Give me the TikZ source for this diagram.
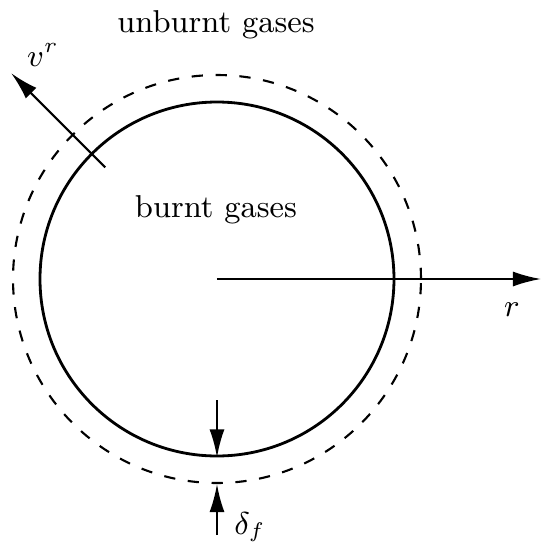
\documentclass[tikz,border=0pt]{standalone}
\usepackage{tikz}
\usetikzlibrary{arrows.meta, positioning, calc}
\usepackage{amsmath}

\begin{document}
\begin{tikzpicture}[
    every node/.style={font=\small},
    flame/.style={circle, draw, thick, minimum size=3.54cm, inner sep=0pt},
    front/.style={circle, draw, semithick, dash pattern=on 3.2pt off 3.6pt,
                  minimum size=4.08cm, inner sep=0pt},
    arr/.style={-{Latex[length=2.8mm, width=1.5mm]}, semithick}
]
    \useasboundingbox (-2.17,-2.74) rectangle (3.24,2.79);
    \coordinate (O) at (0,0);
    \node[front] (outer) at (O) {};
    \node[flame] (inner) at (O) {};
    \node (unburnt) at (-0.01,2.54) {unburnt gases};
    \node (burnt) at (-0.01,0.69) {burnt gases};
    % radial axis
    \coordinate (rend) at (3.24,0);
    \node (rlabel) at (2.95,-0.31) {$r$};
    \draw[arr] (O) -- (rend);
    % flame speed
    \coordinate (vfoot) at (135:1.58);
    \coordinate (vtip) at (135:2.91);
    \node (vlabel) at (-1.74,2.24) {$v^r$};
    \draw[arr] (vfoot) -- (vtip);
    % flame thickness
    \coordinate (dtop) at (0,-1.21);
    \coordinate (dbot) at (0,-2.56);
    \node (dlabel) at (0.33,-2.48) {$\delta_f$};
    \draw[arr] (dtop) -- (inner.south);
    \draw[arr] (dbot) -- (outer.south);
\end{tikzpicture}
\end{document}
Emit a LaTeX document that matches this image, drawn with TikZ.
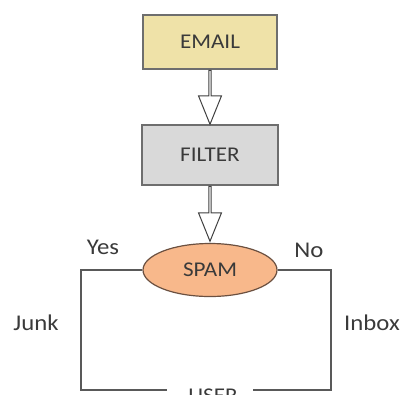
\documentclass[tikz,border=0pt]{standalone}
\usepackage{fontspec}
\setmainfont{Carlito}[FakeStretch=1.1]
\usetikzlibrary{shapes.geometric,shapes.arrows}
\definecolor{emailfill}{HTML}{EFE2A8}
\definecolor{filterfill}{HTML}{D9D9D9}
\definecolor{spamfill}{HTML}{F8B88B}
\definecolor{spamline}{HTML}{6B5040}
\definecolor{boxline}{HTML}{6E6E6E}
\definecolor{linkline}{HTML}{595959}
\definecolor{labeltext}{HTML}{3A3A3A}
\begin{document}
\begin{tikzpicture}
        [
        x = 1pt, y = -1pt,
        every node/.style = {text=labeltext, font=\fontsize{21}{24}\selectfont},
        ]
        \tikzstyle{step box}=[rectangle,draw=boxline,line width=1.2pt,inner sep=0]
        \tikzstyle{spam node}=[ellipse,draw=spamline,fill=spamfill,line width=1.2pt,
            minimum width=134,minimum height=53,inner sep=0]
        \tikzstyle{hollow arrow}=[single arrow,draw=black!75,fill=white,line width=1pt,
            shape border rotate=270,inner sep=0,minimum width=23,
            single arrow head extend=5,single arrow tip angle=44]
        \tikzstyle{link}=[draw=linkline,line width=1.5pt]
        \tikzstyle{side label}=[font=\fontsize{22.5}{26}\selectfont]

        \useasboundingbox (0,0) rectangle (403,394);

        \node[step box,fill=emailfill,minimum width=134,minimum height=54] (email) at (210,42) {EMAIL};
        \node[step box,fill=filterfill,minimum width=136,minimum height=60] (filter) at (210,155) {FILTER};
        \node[spam node] (spam) at (210,270) {SPAM};
        \node (user) at (213,396) {USER};

        % hollow arrows between the steps
        \node[hollow arrow,minimum height=54] at (210,96) {};
        \node[hollow arrow,minimum height=55] at (210,212.5) {};

        % branches down to the user
        \coordinate (junk corner) at (81,390);
        \coordinate (junk end) at (167,390);
        \coordinate (inbox corner) at (331,390);
        \coordinate (inbox end) at (253,390);
        \draw[link] (spam.west) -| (junk corner) -- (junk end);
        \draw[link] (spam.east) -| (inbox corner) -- (inbox end);

        \node[side label] (yes) at (103,247) {Yes};
        \node[side label] (no) at (309,250) {No};
        \node[side label] (junk) at (36,323) {Junk};
        \node[side label] (inbox) at (372,323) {Inbox};
    \end{tikzpicture}
\end{document}
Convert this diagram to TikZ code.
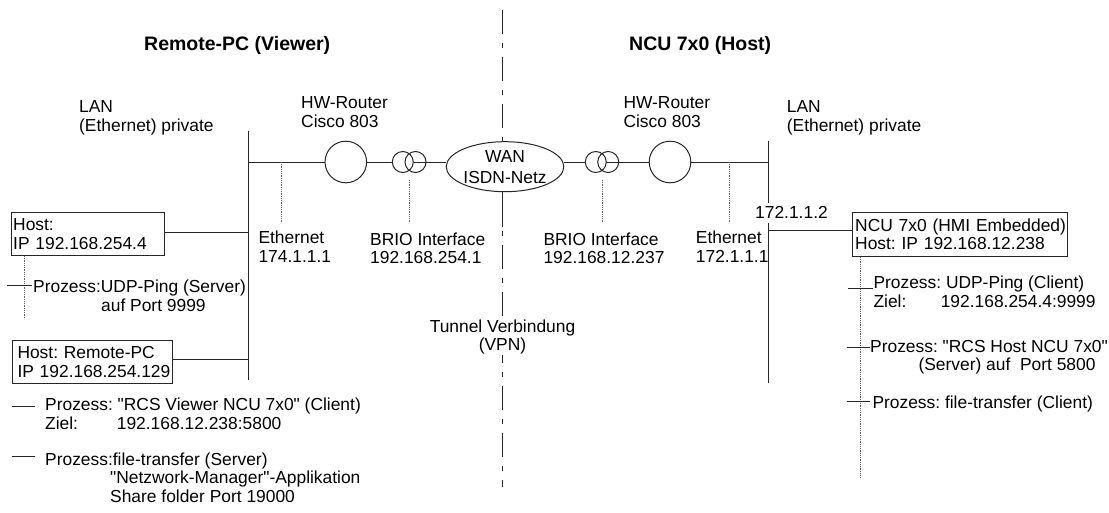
\documentclass[tikz,border=0pt]{standalone}
\usepackage{fontspec}
\setmainfont{Liberation Sans}[Ligatures=TeXOff]
\usetikzlibrary{shapes.geometric,calc}
\newcommand\tx{\fontsize{17.4}{18.5}\selectfont\frenchspacing}
\begin{document}
\frenchspacing
\begin{tikzpicture}[x=1pt,y=-1pt,
  lbl/.style={anchor=base west,inner sep=0pt,align=left,font=\tx},
  ttl/.style={anchor=base west,inner sep=0pt,font=\fontsize{19.5}{22}\selectfont\bfseries},
  ln/.style={draw=black!85,line width=1pt},
  dotln/.style={draw=black!60,line width=0.8pt,densely dotted},
  router/.style={circle,draw=black!85,line width=1pt,minimum size=41.6pt,inner sep=0pt},
  tcirc/.style={circle,draw=black!85,line width=1pt,minimum size=21pt,inner sep=0pt},
  hostbox/.style={draw=black!85,line width=1pt,anchor=north west,align=left,font=\tx,inner ysep=0pt},
]
\useasboundingbox (0,0) rectangle (1109,512);

% titles
\node[ttl] (t1) at (144,50.7) {Remote-PC (Viewer)};
\node[ttl] (t2) at (629,50.7) {NCU 7x0 (Host)};

% centre dash-dot separator
\coordinate (ctop) at (502.5,10);
\coordinate (cbot) at (502.5,487);
\draw[ln,dash pattern=on 24pt off 9pt on 5pt off 9pt] (ctop) -- (cbot);

% LAN lines
\coordinate (lanLt) at (248,130.7);
\coordinate (lanLb) at (248,380);
\coordinate (lanRt) at (768,140.7);
\coordinate (lanRb) at (768,383);
\draw[ln] (lanLt) -- (lanLb);
\draw[ln] (lanRt) -- (lanRb);

% routers, transformers, WAN
\node[router] (r1) at (345.8,162) {};
\node[tcirc] (ta1) at (402.8,162) {};
\node[tcirc] (ta2) at (415.5,162) {};
\node[ellipse,draw=black!85,line width=1pt,fill=white,minimum width=105pt,minimum height=50pt,inner sep=0pt,align=center,font=\fontsize{17.4}{21}\selectfont] (wan) at (505,166.7) {WAN\\ISDN-Netz};
\node[tcirc] (tb1) at (595.8,162) {};
\node[tcirc] (tb2) at (608.2,162) {};
\node[router] (r2) at (670,162) {};

\draw[ln] (r1.west -| lanLt) -- (r1.west);
\draw[ln] (r1.east) -- (ta1.west);
\draw[ln] (ta1.east) -- (ta1.east -| wan.west);
\draw[ln] (tb1.west -| wan.east) -- (tb1.west);
\draw[ln] (tb1.east) -- (r2.west);
\draw[ln] (r2.east) -- (r2.east -| lanRt);
\coordinate (wanb) at (502.5,227);
\draw[ln] (wanb |- wan.south) -- (wanb);

% dotted drops
\coordinate (dA) at (281.7,221.7);
\draw[dotln] (dA |- r1.west) -- (dA);
\coordinate (dBt) at (409,180);
\coordinate (dB) at (409,221.7);
\draw[dotln] (dBt) -- (dB);
\coordinate (dCt) at (602,180);
\coordinate (dC) at (602,221.7);
\draw[dotln] (dCt) -- (dC);
\coordinate (dD) at (729,221.7);
\draw[dotln] (dD |- r2.east) -- (dD);

% labels (anchor = baseline of the last line)
\node[lbl] (lanL) at (79,131.2) {LAN\\(Ethernet) private};
\node[lbl] (hw1) at (301,127.2) {HW-Router\\Cisco 803};
\node[lbl] (hw2) at (623.3,127.2) {HW-Router\\Cisco 803};
\node[lbl] (lanR) at (786.7,131.2) {LAN\\(Ethernet) private};
\node[lbl] (eth1) at (258.3,262.2) {Ethernet\\174.1.1.1};
\node[lbl] (brio1) at (370,263.5) {BRIO Interface\\192.168.254.1};
\node[lbl] (brio2) at (543.3,263.5) {BRIO Interface\\192.168.12.237};
\node[lbl] (eth2) at (695.7,262.2) {Ethernet\\172.1.1.1};
\node[lbl,fill=white,inner ysep=4pt] (ip2) at (755,218.7) {172.1.1.2};
\node[anchor=base,inner sep=1pt,align=center,font=\tx,fill=white] (tun) at (502.5,350.5) {Tunnel Verbindung\\(VPN)};

% hosts
\node[hostbox,inner xsep=2pt,text width=149.6pt,minimum height=43.3pt] (h1) at (10.7,211.7) {\mbox{Host:}\\\mbox{IP 192.168.254.4}};
\node[hostbox,inner xsep=5.3pt,text width=149.4pt,minimum height=43pt] (h2) at (11.7,340) {\mbox{Host: Remote-PC}\\\mbox{IP 192.168.254.129}};
\node[hostbox,inner xsep=3pt,text width=209pt,minimum height=44.3pt] (ncu) at (851.7,211.7) {\mbox{NCU 7x0 (HMI Embedded)}\\\mbox{Host: IP 192.168.12.238}};

\draw[ln] ([yshift=1.6pt]h1.east) -- ([yshift=1.6pt]h1.east -| lanLt);
\draw[ln] ([yshift=2.5pt]h2.east) -- ([yshift=2.5pt]h2.east -| lanLt);
\draw[ln] ([yshift=3.9pt]ncu.west) -- ([yshift=3.9pt]ncu.west -| lanRt);

% left processes
\coordinate (dL) at (24,319);
\draw[dotln] (dL |- h1.south) -- (dL);
\coordinate (pA1) at (7,285);
\coordinate (pA2) at (32,285);
\draw[ln] (pA1) -- (pA2);
\node[lbl] (p1) at (33,311) {Prozess:UDP-Ping (Server)\\\hspace*{68pt}auf Port 9999};
\coordinate (pB1) at (11.7,406);
\coordinate (pB2) at (35,406);
\draw[ln] (pB1) -- (pB2);
\node[lbl] (p2) at (45,429) {Prozess: "RCS Viewer NCU 7x0" (Client)\\\makebox[71.7pt][l]{Ziel:}192.168.12.238:5800};
\coordinate (pC1) at (12,456.7);
\coordinate (pC2) at (35,456.7);
\draw[ln] (pC1) -- (pC2);
\node[lbl] (p3) at (45,502) {Prozess:file-transfer (Server)\\\hspace*{65pt}"Netzwork-Manager"-Applikation\\\hspace*{65pt}Share folder Port 19000};

% right processes
\coordinate (dR) at (860,476.7);
\draw[dotln] (dR |- ncu.south) -- (dR);
\coordinate (qA1) at (848.3,288.3);
\coordinate (qA2) at (873.3,288.3);
\draw[ln] (qA1) -- (qA2);
\node[lbl] (q1) at (873.3,307) {Prozess: UDP-Ping (Client)\\\makebox[67.3pt][l]{Ziel:}192.168.254.4:9999};
\coordinate (qB1) at (846.7,347.7);
\coordinate (qB2) at (870,347.7);
\draw[ln] (qB1) -- (qB2);
\node[lbl] (q2) at (870,370.5) {Prozess: "RCS Host NCU 7x0"\\\hspace*{48.3pt}(Server) auf\ \ Port 5800};
\coordinate (qC1) at (846.7,401.7);
\coordinate (qC2) at (870,401.7);
\draw[ln] (qC1) -- (qC2);
\node[lbl] (q3) at (872.3,408.7) {Prozess: file-transfer (Client)};
\end{tikzpicture}
\end{document}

:::::

» **What you have to do**: Return every line containing "this".

» **Result**:
Give me the TikZ source for this diagram.
Emit a LaTeX document that matches this image, drawn with TikZ.
Convert this diagram to TikZ code.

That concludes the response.